### Goal
Omit the images, then print each record below exactly as it reads.

### Given information
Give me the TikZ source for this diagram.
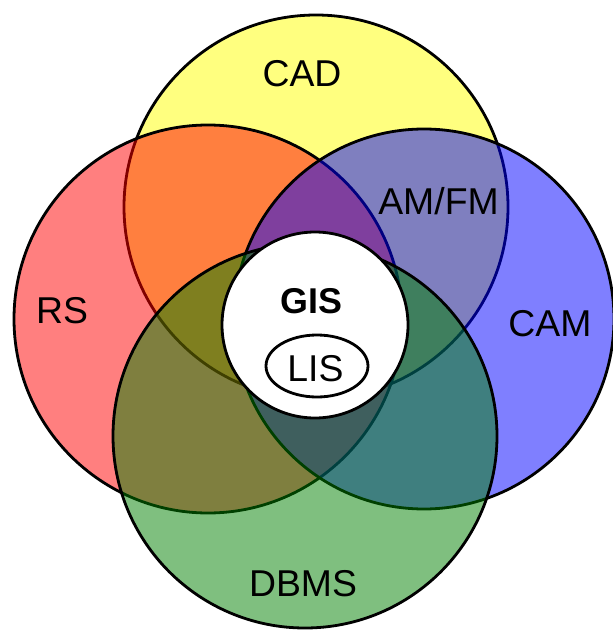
\documentclass[tikz,border=0pt]{standalone}
\usepackage{fontspec}
\setmainfont{Liberation Sans}
\definecolor{cadyellow}{RGB}{255,255,0}
\definecolor{rsred}{RGB}{255,0,0}
\definecolor{camblue}{RGB}{0,0,255}
\definecolor{dbgreen}{RGB}{0,128,0}
\begin{document}
\begin{tikzpicture}[x=1bp,y=-1bp,line width=2.8bp,
  setfill/.style={fill=#1,fill opacity=0.5,draw=black},
  inner/.style={fill=white,draw=black},
  lbl/.style={font=\fontsize{37.5}{40}\selectfont,anchor=base,inner sep=0pt,text=black},
  lblbold/.style={font=\fontsize{36}{40}\selectfont\bfseries,anchor=base,inner sep=0pt,text=black}]
\useasboundingbox (0,0) rectangle (613,633);
% sets
\path[setfill=cadyellow] (316,207) circle (192bp);
\path[setfill=rsred] (208,319) circle (194bp);
\path[setfill=camblue] (424,319) circle (190bp);
\path[setfill=dbgreen] (305,436) circle (192bp);
% GIS core
\path[inner] (315,325) circle (93bp);
\path[inner] (317,366) ellipse [x radius=51bp,y radius=31bp];
% labels
\node[lbl] (cad) at (302,87) {CAD};
\node[lbl] (rs) at (62,323) {RS};
\node[lbl] (cam) at (550,336) {CAM};
\node[lbl] (amfm) at (438.5,214) {AM/FM};
\node[lbl] (dbms) at (303,596) {DBMS};
\node[lblbold] (gis) at (311.5,313) {GIS};
\node[lbl] (lis) at (315.5,381) {LIS};
\end{tikzpicture}
\end{document}
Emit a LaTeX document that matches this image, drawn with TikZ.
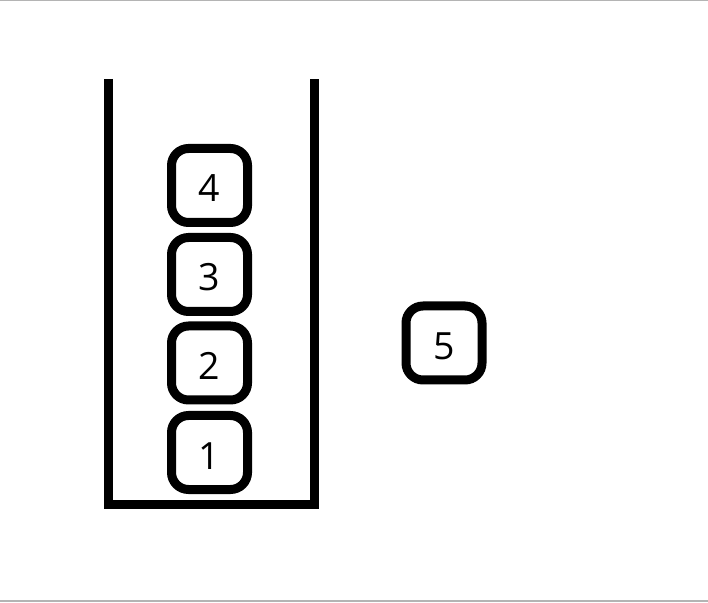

### Task response
Give me the TikZ source for this diagram.
\documentclass[tikz,border=0pt]{standalone}
\usepackage{fontspec}
\setmainfont{Liberation Sans}
\definecolor{cadyellow}{RGB}{255,255,0}
\definecolor{rsred}{RGB}{255,0,0}
\definecolor{camblue}{RGB}{0,0,255}
\definecolor{dbgreen}{RGB}{0,128,0}
\begin{document}
\begin{tikzpicture}[x=1bp,y=-1bp,line width=2.8bp,
  setfill/.style={fill=#1,fill opacity=0.5,draw=black},
  inner/.style={fill=white,draw=black},
  lbl/.style={font=\fontsize{37.5}{40}\selectfont,anchor=base,inner sep=0pt,text=black},
  lblbold/.style={font=\fontsize{36}{40}\selectfont\bfseries,anchor=base,inner sep=0pt,text=black}]
\useasboundingbox (0,0) rectangle (613,633);
% sets
\path[setfill=cadyellow] (316,207) circle (192bp);
\path[setfill=rsred] (208,319) circle (194bp);
\path[setfill=camblue] (424,319) circle (190bp);
\path[setfill=dbgreen] (305,436) circle (192bp);
% GIS core
\path[inner] (315,325) circle (93bp);
\path[inner] (317,366) ellipse [x radius=51bp,y radius=31bp];
% labels
\node[lbl] (cad) at (302,87) {CAD};
\node[lbl] (rs) at (62,323) {RS};
\node[lbl] (cam) at (550,336) {CAM};
\node[lbl] (amfm) at (438.5,214) {AM/FM};
\node[lbl] (dbms) at (303,596) {DBMS};
\node[lblbold] (gis) at (311.5,313) {GIS};
\node[lbl] (lis) at (315.5,381) {LIS};
\end{tikzpicture}
\end{document}
Emit a LaTeX document that matches this image, drawn with TikZ.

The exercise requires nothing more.